Now a “Climate Club” for nations that want to battle global warming! The move by the G7 economies is expected to see tougher actions to reduce greenhouse gas emissions from rising more than 1.5 Celsius.
Member countries, provided they agree on the conditions, which will be finalised only by the end of this year, are expected to harmonise their measures in such a way that they are comparable and avoid members imposing climate-related tariffs on each other’s imports.
The move was championed by German Chancellor Olaf Scholz amid criticism that the G7 leaders have not made any concrete promises on global warming at a summit dominated by discussion of securing energy supplies during a global crunch caused by the war in Ukraine.
The Club, once it starts functioning, can accelerate climate action in significant ways. However, the question is if the "climate club" is limited to the G7 countries, will it do equally good to other countries!
Not only that, all G7 members may not support the plans. On the other hand, countries, which bear the brunt of climate change, must be included in the framework.
As Ekkehard Forberg, climate expert at World Vision said, "A global climate club can be an effective tool if all stakeholders talk to each other at eye level”.
The G7 summit must make progress in curbing climate change in order to reach the 1.5-degree target. This includes the expansion of renewable energies in Africa and Asia.
"Instead, however, industrialised countries are focusing on the expansion of gas production in Africa - the completely wrong path. "If they really still want to achieve the climate goals, they must financially support poorer countries in the expansion of renewable energies,” explains Forberg.
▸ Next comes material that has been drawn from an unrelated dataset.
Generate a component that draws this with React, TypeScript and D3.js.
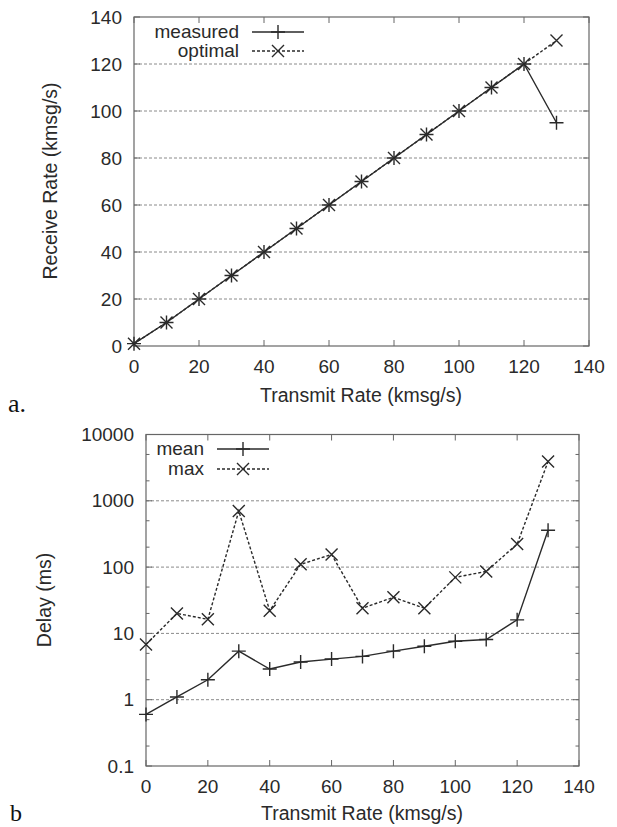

However, Scholz while outlining the vision of an ‘international climate club’, said in August 2021 said it must be “for everyone who is moving forward with ambitious climate goals. This open, collaborative club will set joint minimum standards, drive climate action that is internationally coordinated and ensure that climate action makes a country more competitive at the international level.”
The G7, therefore, should ensure that the proposed climate club will hold a core commitment to reform investment treaties and Investor-State Dispute Settlement, which are a key part of the legal architecture that underpins the global economy.
When it comes to the countries in the Gulf, climate change policies and responses have evolved since the adoption of the 2015 Paris Agreement on climate change. The six countries in the Gulf Cooperation Council have worked to address the problem of climate change in varying degrees of depth and breadth, reflecting the diversity of their political economies and broader policy priorities.
The Sultanate of Oman is one of the most vulnerable countries in the Middle East to the adverse impacts of climate change and has a heightened degree of awareness and concern about global warming.
Climate change-related threats to the Sultanate of Oman have increased in recent years, evidenced by changes in the number, duration, and intensity of tropical cyclones.
Oman has already formulated a national strategy to support a gradual transition to a low carbon economy through an audacious goal of generating a significant portion of electricity from renewable sources by 2030.
The deployment of renewable energy and the deepening of energy efficiency actions are rooted in Oman Vision 2040.
As energy consumption is a leading cause of rising greenhouse gas emissions over the coming years, the country has initiated in 2016 of series of fiscal improvements to enhance energy conservation and to promote the culture of the energy-saving by liberalising the prices of petroleum products and phasing out gradually the subsidies on water and electricity over five years (2021-2025).
It has already stepped up its efforts in advancing its expertise and methodologies to better manage the climate change risks over the past five years. The adaptation efforts are underway, and the status of adaptation planning is still at a nascent stage.
Through its recently developed Climate Change Strategy, national stakeholders have begun to identify climate-resilient opportunities within a set of key vulnerable sectors, namely water resources, marine biodiversity, and fisheries; agriculture; urban areas, tourism and infrastructure; and public health.